We’ve been talking a lot about Japanese righty Koudai Senga over the last few weeks because it appears the Cubs have prioritized him as one of their top free-agent targets. The thought that they’ll try to move quickly to secure his services and establish a baseline of sorts for their offseason plans gained a lot of credence Monday night when Gordon Wittenmyer reported that the Cubs have already spoken with Senga’s reps and have another meeting planned for later in the week.
Ed. note: We’re going with “Koudai” here because that’s what Wittenmyer used and it’s how Baseball Reference lists it. Much like Otani vs. Ohtani, we’ll wait and see how the pitcher prefers things and stick with that moving forward.

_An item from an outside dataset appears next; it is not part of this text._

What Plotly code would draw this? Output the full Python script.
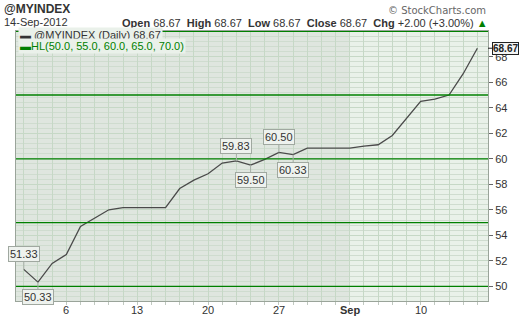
import plotly.graph_objects as go

# ---- data ----
dates = ["Aug 1", "Aug 2", "Aug 3", "Aug 6", "Aug 7", "Aug 8", "Aug 9", "Aug 10",
         "Aug 13", "Aug 14", "Aug 15", "Aug 16", "Aug 17", "Aug 20", "Aug 21", "Aug 22",
         "Aug 23", "Aug 24", "Aug 27", "Aug 28", "Aug 29", "Aug 30", "Aug 31",
         "Sep 3", "Sep 4", "Sep 5", "Sep 6", "Sep 7", "Sep 10", "Sep 11", "Sep 12",
         "Sep 13", "Sep 14"]
close = [51.33, 50.33, 51.80, 52.50, 54.70, 55.33, 56.00, 56.17,
         56.17, 56.17, 56.17, 57.67, 58.33, 58.83, 59.67, 59.83,
         59.50, 59.95, 60.50, 60.33, 60.83, 60.83, 60.83,
         60.83, 61.00, 61.10, 61.83, 63.20, 64.50, 64.67, 65.00,
         66.67, 68.67]
hl_levels = [50.0, 55.0, 60.0, 65.0, 70.0]
tick_dates = {"Aug 6": "6", "Aug 13": "13", "Aug 20": "20", "Aug 27": "27",
              "Sep 3": "<b>Sep</b>", "Sep 10": "10"}
y_ticks = [50, 52, 54, 56, 58, 60, 62, 64, 66, 68]
# labelled points: (date, position "above"/"below")
labelled = [("Aug 1", "above"), ("Aug 2", "below"), ("Aug 22", "above"),
            ("Aug 23", "below"), ("Aug 27", "above"), ("Aug 28", "below")]

idx = list(range(len(dates)))
W, H = 520, 318
ML, MR, MT, MB = 16, 32, 31, 17
PW, PH = W - ML - MR, H - MT - MB

def px(x):
    return (x - ML) / PW

def py(y):
    return (H - MB - y) / PH

FONT = "Liberation Sans, Arial, sans-serif"

fig = go.Figure()
fig.add_trace(go.Scatter(x=idx, y=close, mode="lines",
                         line=dict(color="#4a4a4a", width=1.3),
                         hoverinfo="skip", showlegend=False))

shapes = []
# darker shading for August
sep_i = dates.index("Sep 3")
shapes.append(dict(type="rect", xref="x", yref="paper", x0=-0.55, x1=sep_i,
                   y0=0, y1=1, fillcolor="#dfe6df", line=dict(width=0), layer="below"))
for lv in hl_levels:
    shapes.append(dict(type="line", xref="paper", yref="y", x0=0, x1=1, y0=lv, y1=lv,
                       line=dict(color="#008000", width=1.3), layer="above"))

ann = []
# header
ann.append(dict(text="<b>@MYINDEX</b>", x=px(2), y=py(9), xref="paper", yref="paper",
                xanchor="left", yanchor="middle", showarrow=False,
                font=dict(family=FONT, size=12, color="#333333")))
ann.append(dict(text="14-Sep-2012", x=px(2), y=py(22), xref="paper", yref="paper",
                xanchor="left", yanchor="middle", showarrow=False,
                font=dict(family=FONT, size=11, color="#333333")))
last = close[-1]
prev = close[-2]
chg = last - prev
pct = chg / prev * 100
hdr = ("<b>Open</b> %.2f  <b>High</b> %.2f  <b>Low</b> %.2f  <b>Close</b> %.2f  "
       "<b>Chg</b> %+.2f (%+.2f%%) <span style='color:#008000'>▲</span>"
       % (last, last, last, last, chg, pct))
ann.append(dict(text=hdr, x=px(490), y=py(23), xref="paper", yref="paper",
                xanchor="right", yanchor="middle", showarrow=False,
                font=dict(family=FONT, size=11, color="#333333")))
ann.append(dict(text="© StockCharts.com", x=px(488), y=py(11), xref="paper", yref="paper",
                xanchor="right", yanchor="middle", showarrow=False,
                font=dict(family="DejaVu Sans, sans-serif", size=10, color="#666666")))
# legend box
ann.append(dict(text="<span style='color:#333333'>▬</span> @MYINDEX (Daily) %.2f" % last,
                x=px(18), y=py(35), xref="paper", yref="paper",
                xanchor="left", yanchor="middle", showarrow=False,
                bgcolor="#eaf1ea",
                font=dict(family=FONT, size=11, color="#333333")))
ann.append(dict(text="<span style='color:#008000'>▬</span>HL(%s)" %
                ", ".join("%.1f" % v for v in hl_levels),
                x=px(18), y=py(46), xref="paper", yref="paper",
                xanchor="left", yanchor="middle", showarrow=False,
                bgcolor="#eaf1ea",
                font=dict(family=FONT, size=11, color="#008000")))
# point labels
for d, pos in labelled:
    i = dates.index(d)
    ann.append(dict(text="%.2f" % close[i], x=i, y=close[i], xref="x", yref="y",
                    showarrow=True, arrowhead=0, arrowwidth=1, arrowcolor="#a8b0a8",
                    ax=0, ay=(-15 if pos == "above" else 15),
                    bgcolor="#eef2ee", bordercolor="#a0a8a0", borderwidth=1, borderpad=1,
                    font=dict(family=FONT, size=11, color="#333333")))
# last value tag
ann.append(dict(text="<b>%.2f</b>" % last, x=1, y=last, xref="paper", yref="y",
                showarrow=True, arrowhead=0, arrowwidth=1, arrowcolor="#222222",
                ax=17, ay=0,
                bgcolor="#f4f4f4", bordercolor="#222222", borderwidth=1, borderpad=0,
                font=dict(family=FONT, size=10, color="#222222")))
# x tick labels
for d, lab in tick_dates.items():
    ann.append(dict(text=lab, x=dates.index(d), y=py(310), xref="x", yref="paper",
                    xanchor="center", yanchor="middle", showarrow=False,
                    font=dict(family=FONT, size=11, color="#333333")))

fig.update_layout(
    width=W, height=H,
    margin=dict(l=ML, r=MR, t=MT, b=MB, pad=0),
    paper_bgcolor="white", plot_bgcolor="#e9f1e9",
    shapes=shapes, annotations=ann,
    xaxis=dict(range=[-0.55, 32.75], tickvals=idx, ticktext=[""] * len(idx),
               showgrid=True, gridcolor="#c6d8c6", gridwidth=1,
               ticks="outside", ticklen=3, tickcolor="#c0c8c0",
               showline=True, linecolor="#9aa49a", mirror=True, zeroline=False),
    yaxis=dict(side="right", range=[48.85, 70.02], tickvals=y_ticks,
               ticktext=[str(v) for v in y_ticks],
               showgrid=True, gridcolor="#c6d8c6",
               minor=dict(tick0=50, dtick=0.4, showgrid=True, gridcolor="#cfdccf"),
               ticks="outside", ticklen=4, tickcolor="#666666",
               tickfont=dict(family=FONT, size=11, color="#333333"),
               showline=True, linecolor="#9aa49a", mirror=True, zeroline=False),
    showlegend=False,
)

fig.write_html("out.html")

“They’ve been in contact,” agent Joel Wolfe, who also represents Yu Darvish and another Japanese star with whom Cubs fans are familiar, said. “Seiya (Suzuki) said very nice things about his experience in Chicago.
“He really loved his experience with the Cubs and living in Chicago. He’s really happy that he chose the Cubs. And I know he’s really looking forward to spring training already.”
As you may recall, Darvish was pivotal in helping to sell Suzuki on the Cubs despite playing for the Padres at the time. The Cubs also did much better in the Shohei Ohtani sweepstakes than any expected, wowing him with an elaborate recruiting pitch that apparently included a hologram. Suzuki opted to join the Cubs even after visiting Wrigley in the winter straight from being in San Diego, which is pretty amazing all things considered.
The point here is that the Cubs know what they’re doing when trying to woo these guys, and Wolfe is intimately familiar with that process.
“[The recruiting presentation] matters a lot more than it does with the American players because the American players have lived here, have been to the cities,” Wolfe explained. “They know the players; they know the coaches. They have a lot more connective tissue to the team through their own relationships and channels.
“But the Japanese players — most of them — are really seeing it for the first time, so they’re a lot more impressionable.”
The agent acknowledged how the Cubs have been a destination for Japanese players, saying that Senga wanted to play in a big market for a team that is ready to win now. A lot of people reading this may take issue with the latter portion of that as it pertains to the Cubs, but every indication is that the organization absolutely wants and needs to get better in a hurry.
Being aggressive and signing Senga — who is a full free agent with no posting fee — right out of the gate would be a clear indication to the rest of the league that they are truly intent on competing in 2023. It’s more or less a bat signal to other big targets, some of whom had previously expressed reservations about signing with the Cubs due to the competitive timeline.
Blessed with a 100 mph fastball, a disappearing splitter, and a pair of solid breaking balls, Senga would improve and deepen a Cubs rotation that may still have to lean pretty heavily on its bullpen. The front office could even be looking to evolve a little in terms of how that rotation is used, whether it’s by going with six men, using piggybacks, or skipping starts more frequently.
What I’m most interested at this point is how the contract ends up shaking out, whether it’s with the Cubs or elsewhere. The initial prediction was five years and $75 million, then Jon Heyman’s rankings had that same length at just $65 million. Jim Bowden went with three years and $72 million, which I think is what the Cubs would prefer.
Even though the AAV is much higher than in either of the longer options, lopping two years from a deal for a 30-year-old pitcher coming over from NPB is well worth it. That’s what their MO appears to be anyway, and Senga seems like a good fit for such an offer. I fully believe the Cubs are going to push to get something done here quickly in order to kickstart their offseason and set the tone for the next several weeks.